Julia, harcelée sexuellement et pas protégée par son administration

02 avril 2020

Harcèlement

Militaire, Julia a entretenu une relation amoureuse avec un autre membre de son régiment qui s’est terminée après une courte période. Ce dernier a tenu, par la suite, des propos particulièrement dégradants, humiliants, sexistes à l’égard de Julia auprès des autres membres de la section ainsi que des encadrants, portant atteinte à sa dignité. Il a, par exemple, exposé de nombreux détails de leur vie sexuelle passée, a dit à Julia de ne lui adresser la parole que si elle lui accordait des faveurs sexuelles et lui a adressé des menaces à caractère sexuel. 

Ces propos ont également créé un environnement offensant et hostile puisque certains membres de la section se sont autorisés à avoir des comportements à connotation sexuelle avec Julia, notamment des propos la réduisant au statut « d’objet sexuel ». Cette situation a duré plusieurs semaines et a eu des répercussions sur l’état de santé de Julia (troubles du sommeil et de l’alimentation, crises de larmes, arrêt maladie).

Elle a décidé de saisir la « cellule mixité » du centre de formation initiale des militaires (CFIM).

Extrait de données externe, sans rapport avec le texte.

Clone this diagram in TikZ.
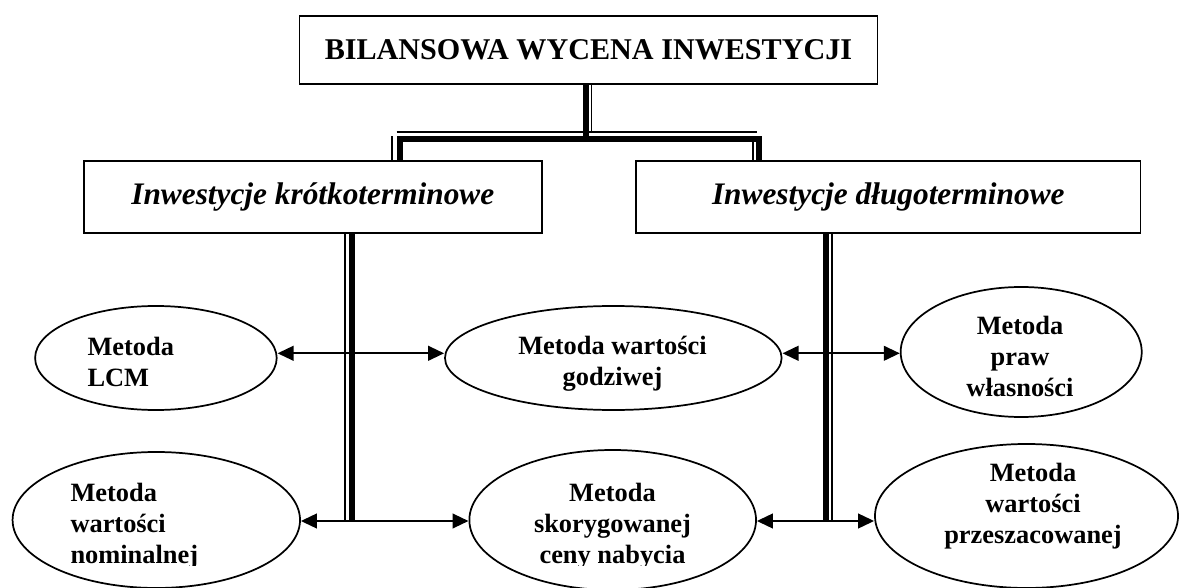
\documentclass[tikz,border=0pt]{standalone}
\usepackage{fontspec}
\setmainfont{Liberation Serif}
\usetikzlibrary{arrows.meta,shapes.geometric}

\tikzset{every picture/.style={line width=0.75pt}}

\begin{document}
\begin{tikzpicture}[x=0.75pt,y=0.75pt,yscale=-1,xscale=1,
  box/.style={draw,line width=1.3pt,inner sep=0pt},
  oval/.style={draw,ellipse,line width=1.3pt,inner sep=0pt},
  mtxt/.style={inner sep=0pt,font=\fontsize{19.8}{23.25}\selectfont\bfseries},
  barthick/.style={line width=4.6pt},
  barthin/.style={line width=1.3pt},
  biarrow/.style={line width=1.6pt,{Triangle[length=12pt,width=11pt]}-{Triangle[length=12pt,width=11pt]}}]
        \useasboundingbox (0,0) rectangle (1179,588);

        %Shape: Rectangle [title]
        \node[box,minimum width=433.5pt,minimum height=51pt,font=\fontsize{22.6}{26}\selectfont\bfseries] (bilans) at (588.5,50) {BILANSOWA WYCENA INWESTYCJI};
        %Shape: Rectangle [short / long term]
        \node[box,minimum width=343.3pt,minimum height=54pt,font=\fontsize{23.5}{28}\selectfont\bfseries\itshape] (krotko) at (312.8,197) {Inwestycje krótkoterminowe};
        \node[box,minimum width=378.4pt,minimum height=54pt,font=\fontsize{23.5}{28}\selectfont\bfseries\itshape] (dlugo) at (888.3,197) {Inwestycje długoterminowe};

        %Shape: Ellipse
        \node[oval,minimum width=181.2pt,minimum height=78pt] (lcm) at (155.9,358) {};
        \node[oval,minimum width=252.5pt,minimum height=78pt] (godz) at (613.3,358) {};
        \node[oval,minimum width=180.8pt,minimum height=97.5pt] (praw) at (1021.2,352) {};
        \node[oval,minimum width=215.6pt,minimum height=102pt] (nomin) at (156.3,520) {};
        \node[oval,minimum width=215pt,minimum height=105pt] (skor) at (612.7,520) {};
        \node[oval,minimum width=227.3pt,minimum height=108pt] (przesz) at (1026.5,516) {};

        %Text in ellipses
        \node[mtxt,align=left,anchor=west] (lcm-t) at (87,361.5) {Metoda\\LCM};
        \node[mtxt,align=center] (godz-t) at (612.5,363.9) {Metoda wartości\\godziwej};
        \node[mtxt,align=center] (praw-t) at (1020,356) {Metoda\\praw\\własności};
        \node[mtxt,align=center] (przesz-t) at (1033,505.9) {Metoda\\wartości\\przeszacowanej};
        \begin{scope}
        \clip (0,0) rectangle (1179,565);
        \node[mtxt,align=left,anchor=west] (nomin-t) at (70,526.3) {Metoda\\wartości\\nominalnej};
        \node[mtxt,align=center] (skor-t) at (612.5,526) {Metoda\\skorygowanej\\ceny nabycia};
        \end{scope}

        %Elbow connector (thick-thin)
        \coordinate (jt) at (586,139);
        \coordinate (jl) at (399.7,139);
        \coordinate (jr) at (759,139);
        \draw[barthick] (bilans.south -| jt) -- (jt);
        \draw[barthick] (krotko.north -| jl) -- (jl) -- (jr) -- (dlugo.north -| jr);
        \coordinate (kt) at (591.5,132.3);
        \coordinate (kl) at (396.7,132.3);
        \coordinate (kr) at (756.7,132.3);
        \coordinate (dl) at (392.3,136.5);
        \coordinate (dr) at (752.7,136.5);
        \draw[barthin] (bilans.south -| kt) -- (kt);
        \draw[barthin] (kl) -- (kr);
        \draw[barthin] (dl) -- (krotko.north -| dl);
        \draw[barthin] (dr) -- (dlugo.north -| dr);

        %Straight Lines [trunks]
        \coordinate (lt) at (351.7,521);
        \coordinate (ltt) at (345,521);
        \coordinate (rt) at (826,521);
        \coordinate (rtt) at (832.3,521);
        \draw[barthin] (krotko.south -| ltt) -- (ltt);
        \draw[barthick] (krotko.south -| lt) -- (lt);
        \draw[barthick] (dlugo.south -| rt) -- (rt);
        \draw[barthin] (dlugo.south -| rtt) -- (rtt);

        %Straight Lines [arrows]
        \coordinate (la) at (351.7,353.3);
        \coordinate (ra) at (826,353.3);
        \draw[biarrow] (la -| lcm.east) -- (la -| godz.west);
        \draw[biarrow] (ra -| godz.east) -- (ra -| praw.west);
        \draw[biarrow] (lt -| nomin.east) -- (lt -| skor.west);
        \draw[biarrow] (rt -| skor.east) -- (rt -| przesz.west);

\end{tikzpicture}
\end{document}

S’en est suivie une enquête administrative à l’issue de laquelle son collègue a été suspendu 7 jours pour « avoir divulgué à des tiers des informations privées sur l’un de ses camarades », et non pour harcèlement sexuel, ce que contestait Julia.

Cette dernière a d’abord fait l’objet d’un ajournement temporaire de formation, contrairement à son collègue qui, lui, a repris ses fonctions. Julia s’est même vue imposer un congé maladie et a reçu un mois plus tard une décision de son employeur qui la déclarait inapte pour raison médicale.

Elle a saisi le Défenseur des droits, estimant que son employeur n’avait pas pris les mesures nécessaires pour la protéger des faits de harcèlement sexuel et que son éviction n’était pas justifiée.

À l’issue de son enquête, le Défenseur des droits a notamment regretté la minimisation de la gravité des faits subis par Julia, puisque l’enquête interne de l’administration a : « conclu à la fin précoce, difficilement vécue par [Julia] d’une relation amoureuse et librement consentie, indépendamment de l’inélégance morale du tiers à l’origine de la rupture ». Pour le Défenseur des droits, l’« inélégance morale » ne peut bien évidemment pas être retenue pour qualifier la violence des propos adressés à Julia.

Le Défenseur des droits a également constaté que les encadrants n’avaient pas été auditionnés par l’administration alors que certains ont été témoins des faits et que l’un d’eux a même encouragé l’accusé. De plus, les faits se sont produits sur plusieurs semaines, publiquement, sans que la hiérarchie n’y mette un terme et ne signale les faits au commandement. Or, dès lors que les faits se produisent sur le lieu de travail, il est de la responsabilité de l’employeur de mener une enquête approfondie pour établir la véracité des faits et déterminer la responsabilité de chacun.

À l’issue de son enquête, le Défenseur des droits a notamment recommandé au ministère de la Défense : d’octroyer la protection fonctionnelle à Julia (assistance juridique et réparation des préjudices subis) ; d’engager une enquête pour déterminer la responsabilité des encadrants et d’en tirer les conséquences sur le plan disciplinaire ; de former la ligne hiérarchique ainsi que la cellule mixité à l’identification, la qualification et au traitement des violences sexuelles et sexistes ainsi qu’à l’écoute et l’accompagnement des agents victimes ; de rappeler aux encadrants l’obligation de signalement des faits de violences sexuelles et sexistes à leurs supérieurs.